Reproduce, word for word, the span of lines starting at the line holding "Give me the Plotly source for this chart." and ending at the line holding "import plotly.graph_objects as go". Omit every picture.

─── Information shown

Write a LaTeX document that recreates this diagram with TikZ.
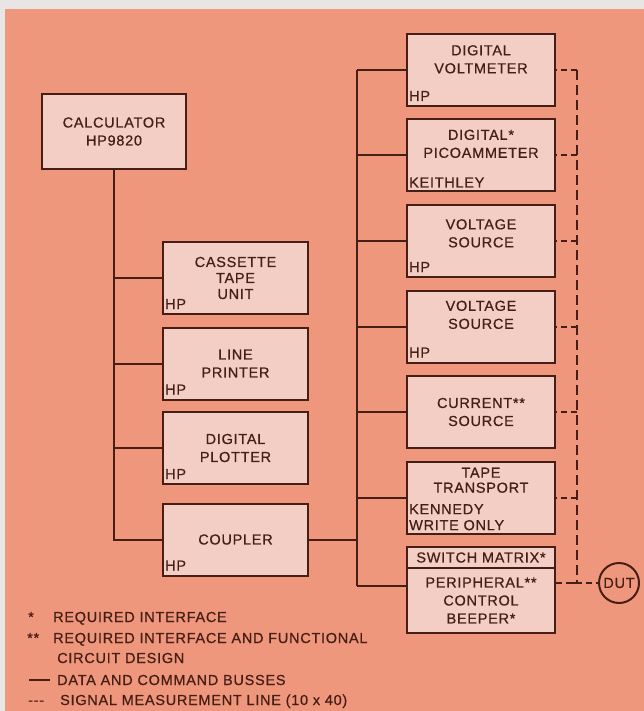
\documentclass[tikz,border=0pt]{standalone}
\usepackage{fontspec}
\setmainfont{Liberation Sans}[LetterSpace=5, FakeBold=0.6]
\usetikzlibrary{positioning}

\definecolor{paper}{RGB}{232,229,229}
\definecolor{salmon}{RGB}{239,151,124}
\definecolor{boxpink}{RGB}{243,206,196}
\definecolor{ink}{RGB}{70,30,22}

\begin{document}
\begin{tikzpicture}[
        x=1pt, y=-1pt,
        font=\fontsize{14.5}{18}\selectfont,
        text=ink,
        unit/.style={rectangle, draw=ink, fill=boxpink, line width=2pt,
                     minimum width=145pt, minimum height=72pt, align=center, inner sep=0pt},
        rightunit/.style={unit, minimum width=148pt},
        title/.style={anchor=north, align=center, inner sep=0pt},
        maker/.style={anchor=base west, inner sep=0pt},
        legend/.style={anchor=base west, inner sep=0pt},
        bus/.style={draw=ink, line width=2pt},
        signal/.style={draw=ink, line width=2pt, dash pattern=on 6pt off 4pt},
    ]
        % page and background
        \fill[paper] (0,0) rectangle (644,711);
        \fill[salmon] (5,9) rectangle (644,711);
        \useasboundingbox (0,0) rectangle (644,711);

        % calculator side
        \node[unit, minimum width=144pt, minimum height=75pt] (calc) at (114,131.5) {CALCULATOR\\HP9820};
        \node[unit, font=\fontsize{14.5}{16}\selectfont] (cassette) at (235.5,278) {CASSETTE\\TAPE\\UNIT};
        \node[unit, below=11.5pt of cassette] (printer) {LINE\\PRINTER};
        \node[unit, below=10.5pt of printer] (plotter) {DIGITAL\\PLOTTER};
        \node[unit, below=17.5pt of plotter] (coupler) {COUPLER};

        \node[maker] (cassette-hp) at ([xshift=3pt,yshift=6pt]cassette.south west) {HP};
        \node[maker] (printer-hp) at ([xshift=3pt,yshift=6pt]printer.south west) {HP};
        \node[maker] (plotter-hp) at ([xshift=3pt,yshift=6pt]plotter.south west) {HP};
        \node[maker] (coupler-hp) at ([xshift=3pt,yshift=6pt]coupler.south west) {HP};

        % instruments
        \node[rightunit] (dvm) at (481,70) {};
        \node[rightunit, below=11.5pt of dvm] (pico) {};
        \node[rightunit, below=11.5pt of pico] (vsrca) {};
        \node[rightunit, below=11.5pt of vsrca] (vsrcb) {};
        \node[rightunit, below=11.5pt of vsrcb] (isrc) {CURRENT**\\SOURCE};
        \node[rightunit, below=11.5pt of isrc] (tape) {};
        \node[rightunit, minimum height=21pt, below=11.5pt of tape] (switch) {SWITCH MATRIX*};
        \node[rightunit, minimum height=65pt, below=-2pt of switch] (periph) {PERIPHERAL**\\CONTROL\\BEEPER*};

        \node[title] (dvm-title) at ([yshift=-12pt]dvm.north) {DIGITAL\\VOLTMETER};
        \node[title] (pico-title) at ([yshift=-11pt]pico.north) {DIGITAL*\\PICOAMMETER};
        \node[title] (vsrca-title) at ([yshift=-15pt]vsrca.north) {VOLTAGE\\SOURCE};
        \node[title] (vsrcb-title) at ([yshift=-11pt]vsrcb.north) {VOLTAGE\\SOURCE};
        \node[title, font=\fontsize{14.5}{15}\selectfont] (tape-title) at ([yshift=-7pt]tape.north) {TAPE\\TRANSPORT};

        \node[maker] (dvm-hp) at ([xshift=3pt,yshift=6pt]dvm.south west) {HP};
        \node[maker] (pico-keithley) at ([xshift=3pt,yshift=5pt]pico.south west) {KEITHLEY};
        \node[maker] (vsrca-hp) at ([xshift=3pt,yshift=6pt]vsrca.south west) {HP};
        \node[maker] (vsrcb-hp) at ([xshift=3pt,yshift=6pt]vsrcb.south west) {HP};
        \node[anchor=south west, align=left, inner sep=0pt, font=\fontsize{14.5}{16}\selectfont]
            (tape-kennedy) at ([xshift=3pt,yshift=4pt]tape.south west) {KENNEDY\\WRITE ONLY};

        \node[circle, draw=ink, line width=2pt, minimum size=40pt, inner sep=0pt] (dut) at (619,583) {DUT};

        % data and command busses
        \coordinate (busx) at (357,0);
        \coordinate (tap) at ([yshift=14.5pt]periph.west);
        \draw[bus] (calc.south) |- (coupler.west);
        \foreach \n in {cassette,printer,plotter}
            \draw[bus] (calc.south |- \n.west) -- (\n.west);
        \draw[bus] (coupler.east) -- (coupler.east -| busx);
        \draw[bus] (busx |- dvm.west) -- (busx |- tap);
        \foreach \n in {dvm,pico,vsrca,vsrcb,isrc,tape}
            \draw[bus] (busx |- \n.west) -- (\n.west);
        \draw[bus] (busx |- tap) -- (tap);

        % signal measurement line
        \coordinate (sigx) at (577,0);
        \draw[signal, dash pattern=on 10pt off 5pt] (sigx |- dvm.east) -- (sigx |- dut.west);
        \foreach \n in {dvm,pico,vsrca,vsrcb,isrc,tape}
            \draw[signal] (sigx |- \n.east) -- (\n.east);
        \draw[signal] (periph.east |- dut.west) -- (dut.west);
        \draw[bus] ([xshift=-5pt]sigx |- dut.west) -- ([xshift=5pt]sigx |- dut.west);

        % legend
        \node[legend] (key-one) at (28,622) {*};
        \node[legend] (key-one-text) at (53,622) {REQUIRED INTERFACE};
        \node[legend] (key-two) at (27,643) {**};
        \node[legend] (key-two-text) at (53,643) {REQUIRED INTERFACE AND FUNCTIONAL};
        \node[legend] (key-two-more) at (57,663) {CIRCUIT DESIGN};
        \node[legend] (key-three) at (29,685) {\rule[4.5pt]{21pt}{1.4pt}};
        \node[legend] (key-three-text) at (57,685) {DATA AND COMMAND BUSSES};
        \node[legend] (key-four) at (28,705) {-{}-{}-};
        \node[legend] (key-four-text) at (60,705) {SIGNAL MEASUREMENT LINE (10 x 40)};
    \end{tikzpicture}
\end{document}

──────
─── Information shown

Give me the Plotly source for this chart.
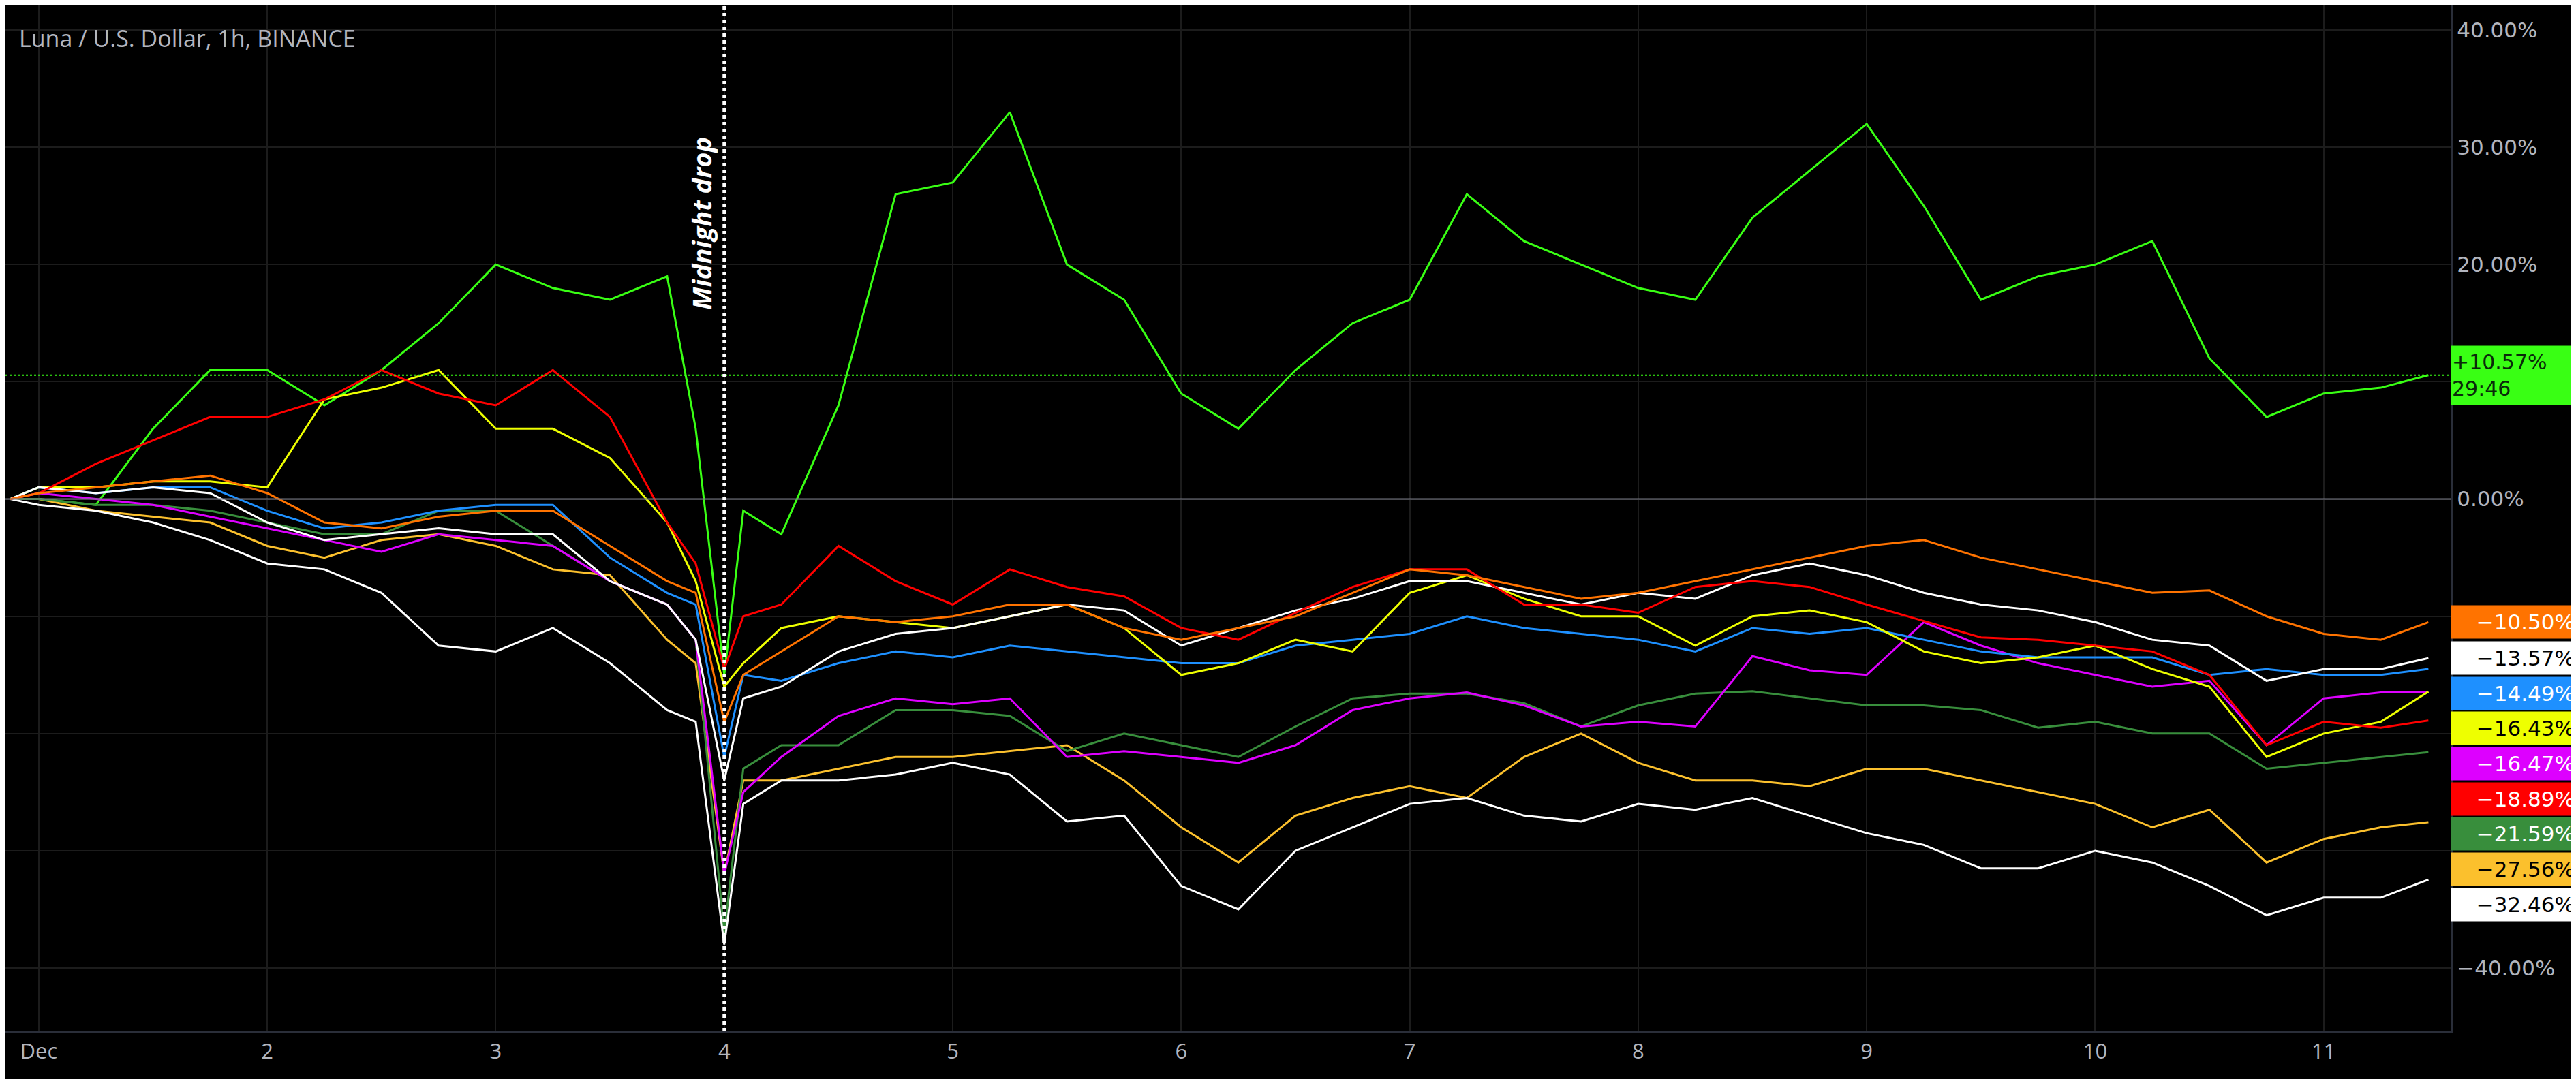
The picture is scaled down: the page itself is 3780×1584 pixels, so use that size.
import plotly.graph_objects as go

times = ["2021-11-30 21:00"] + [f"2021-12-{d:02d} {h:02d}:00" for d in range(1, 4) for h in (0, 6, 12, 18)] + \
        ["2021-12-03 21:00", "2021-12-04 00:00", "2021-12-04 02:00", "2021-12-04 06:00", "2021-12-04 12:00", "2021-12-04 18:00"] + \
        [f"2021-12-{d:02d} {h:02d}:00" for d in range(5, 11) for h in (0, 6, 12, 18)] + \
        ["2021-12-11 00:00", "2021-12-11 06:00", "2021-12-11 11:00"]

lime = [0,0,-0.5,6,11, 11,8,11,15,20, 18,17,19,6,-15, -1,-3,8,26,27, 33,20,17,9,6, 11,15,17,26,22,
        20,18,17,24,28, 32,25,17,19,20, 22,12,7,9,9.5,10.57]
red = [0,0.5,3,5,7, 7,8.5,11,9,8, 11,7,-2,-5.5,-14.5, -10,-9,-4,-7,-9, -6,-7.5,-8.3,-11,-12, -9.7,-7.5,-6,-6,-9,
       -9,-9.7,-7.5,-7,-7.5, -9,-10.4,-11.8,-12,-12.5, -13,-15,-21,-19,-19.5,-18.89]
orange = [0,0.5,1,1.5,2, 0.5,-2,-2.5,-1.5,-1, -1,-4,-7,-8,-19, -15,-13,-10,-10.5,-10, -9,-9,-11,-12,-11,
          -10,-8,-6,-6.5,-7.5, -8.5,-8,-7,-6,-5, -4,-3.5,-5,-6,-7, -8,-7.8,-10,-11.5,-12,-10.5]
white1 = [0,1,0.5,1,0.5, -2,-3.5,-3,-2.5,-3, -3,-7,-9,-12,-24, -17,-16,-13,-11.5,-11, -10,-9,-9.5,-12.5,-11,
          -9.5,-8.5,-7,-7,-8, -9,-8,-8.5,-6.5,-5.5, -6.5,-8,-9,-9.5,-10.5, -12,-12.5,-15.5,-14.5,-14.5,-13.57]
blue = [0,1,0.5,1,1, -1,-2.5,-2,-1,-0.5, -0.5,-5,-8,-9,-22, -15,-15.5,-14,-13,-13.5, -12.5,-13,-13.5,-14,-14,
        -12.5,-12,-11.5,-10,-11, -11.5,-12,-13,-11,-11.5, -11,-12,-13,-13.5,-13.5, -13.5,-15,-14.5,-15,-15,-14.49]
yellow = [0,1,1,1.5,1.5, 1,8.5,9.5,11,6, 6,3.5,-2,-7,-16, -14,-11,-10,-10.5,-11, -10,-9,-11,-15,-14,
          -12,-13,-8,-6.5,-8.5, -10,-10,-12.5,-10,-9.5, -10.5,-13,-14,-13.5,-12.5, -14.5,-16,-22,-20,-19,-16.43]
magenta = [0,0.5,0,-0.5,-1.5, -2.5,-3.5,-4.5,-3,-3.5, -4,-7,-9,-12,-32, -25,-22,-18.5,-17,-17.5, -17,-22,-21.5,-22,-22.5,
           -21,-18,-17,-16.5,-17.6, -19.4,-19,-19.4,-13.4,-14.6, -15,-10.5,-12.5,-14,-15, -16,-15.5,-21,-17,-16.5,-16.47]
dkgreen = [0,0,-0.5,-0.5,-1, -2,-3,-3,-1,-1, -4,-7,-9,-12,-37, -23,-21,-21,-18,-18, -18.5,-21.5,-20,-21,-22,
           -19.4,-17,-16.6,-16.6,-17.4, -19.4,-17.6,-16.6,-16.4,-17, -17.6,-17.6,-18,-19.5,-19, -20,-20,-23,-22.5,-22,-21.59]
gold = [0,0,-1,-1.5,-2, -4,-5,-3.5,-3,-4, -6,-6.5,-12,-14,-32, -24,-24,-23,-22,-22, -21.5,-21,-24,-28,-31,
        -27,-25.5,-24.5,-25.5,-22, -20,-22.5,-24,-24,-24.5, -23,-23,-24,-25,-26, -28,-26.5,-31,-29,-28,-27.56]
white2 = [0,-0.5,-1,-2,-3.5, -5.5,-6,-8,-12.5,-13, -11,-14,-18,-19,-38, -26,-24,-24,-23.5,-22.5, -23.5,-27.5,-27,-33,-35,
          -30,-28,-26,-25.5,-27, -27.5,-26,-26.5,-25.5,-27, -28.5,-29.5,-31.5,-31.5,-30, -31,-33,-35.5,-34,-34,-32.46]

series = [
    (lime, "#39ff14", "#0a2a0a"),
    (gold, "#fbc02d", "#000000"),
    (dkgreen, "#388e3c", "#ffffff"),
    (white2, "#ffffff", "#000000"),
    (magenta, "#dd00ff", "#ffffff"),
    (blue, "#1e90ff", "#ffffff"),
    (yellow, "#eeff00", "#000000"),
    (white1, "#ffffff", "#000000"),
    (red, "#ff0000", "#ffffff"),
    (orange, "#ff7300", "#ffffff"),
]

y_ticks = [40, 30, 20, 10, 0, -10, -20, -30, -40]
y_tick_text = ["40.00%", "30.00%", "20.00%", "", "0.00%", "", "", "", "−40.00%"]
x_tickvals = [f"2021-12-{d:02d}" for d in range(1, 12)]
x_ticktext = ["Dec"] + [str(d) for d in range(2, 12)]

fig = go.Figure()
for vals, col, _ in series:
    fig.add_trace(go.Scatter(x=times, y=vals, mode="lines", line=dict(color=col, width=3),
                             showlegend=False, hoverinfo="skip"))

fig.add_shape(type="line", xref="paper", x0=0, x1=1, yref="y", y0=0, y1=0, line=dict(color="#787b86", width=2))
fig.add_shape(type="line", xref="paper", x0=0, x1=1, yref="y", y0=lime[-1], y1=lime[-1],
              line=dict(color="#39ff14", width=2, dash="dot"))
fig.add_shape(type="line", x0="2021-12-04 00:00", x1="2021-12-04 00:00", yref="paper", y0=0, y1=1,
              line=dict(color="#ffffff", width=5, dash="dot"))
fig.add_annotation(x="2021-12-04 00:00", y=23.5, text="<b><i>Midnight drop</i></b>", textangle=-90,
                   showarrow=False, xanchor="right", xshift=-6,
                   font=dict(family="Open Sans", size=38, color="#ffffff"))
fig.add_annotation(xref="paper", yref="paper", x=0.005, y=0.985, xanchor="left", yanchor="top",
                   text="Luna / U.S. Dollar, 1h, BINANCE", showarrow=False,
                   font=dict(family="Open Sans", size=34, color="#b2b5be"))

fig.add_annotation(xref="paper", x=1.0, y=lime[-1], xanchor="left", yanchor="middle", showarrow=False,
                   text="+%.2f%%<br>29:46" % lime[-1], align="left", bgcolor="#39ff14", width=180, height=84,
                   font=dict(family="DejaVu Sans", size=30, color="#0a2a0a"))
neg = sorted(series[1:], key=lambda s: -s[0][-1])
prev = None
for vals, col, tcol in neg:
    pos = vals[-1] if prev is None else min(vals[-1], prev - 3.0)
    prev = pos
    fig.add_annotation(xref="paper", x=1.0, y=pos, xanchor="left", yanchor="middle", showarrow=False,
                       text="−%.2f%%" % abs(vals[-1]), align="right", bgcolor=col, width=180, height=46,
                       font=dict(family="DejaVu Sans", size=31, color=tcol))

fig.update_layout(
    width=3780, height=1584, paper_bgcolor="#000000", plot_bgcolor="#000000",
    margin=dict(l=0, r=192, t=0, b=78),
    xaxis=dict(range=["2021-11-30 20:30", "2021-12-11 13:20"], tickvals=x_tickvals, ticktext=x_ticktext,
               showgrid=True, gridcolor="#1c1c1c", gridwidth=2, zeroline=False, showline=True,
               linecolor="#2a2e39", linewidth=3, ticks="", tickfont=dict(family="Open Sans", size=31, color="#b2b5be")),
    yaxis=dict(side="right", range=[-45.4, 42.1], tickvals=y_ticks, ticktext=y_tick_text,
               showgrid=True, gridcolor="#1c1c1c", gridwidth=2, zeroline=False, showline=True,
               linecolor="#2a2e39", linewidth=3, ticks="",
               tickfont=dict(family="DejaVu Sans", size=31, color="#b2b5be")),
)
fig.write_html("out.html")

──────

▶ **Correct output**
Give me the Plotly source for this chart.
The picture is scaled down: the page itself is 3780×1584 pixels, so use that size.
import plotly.graph_objects as go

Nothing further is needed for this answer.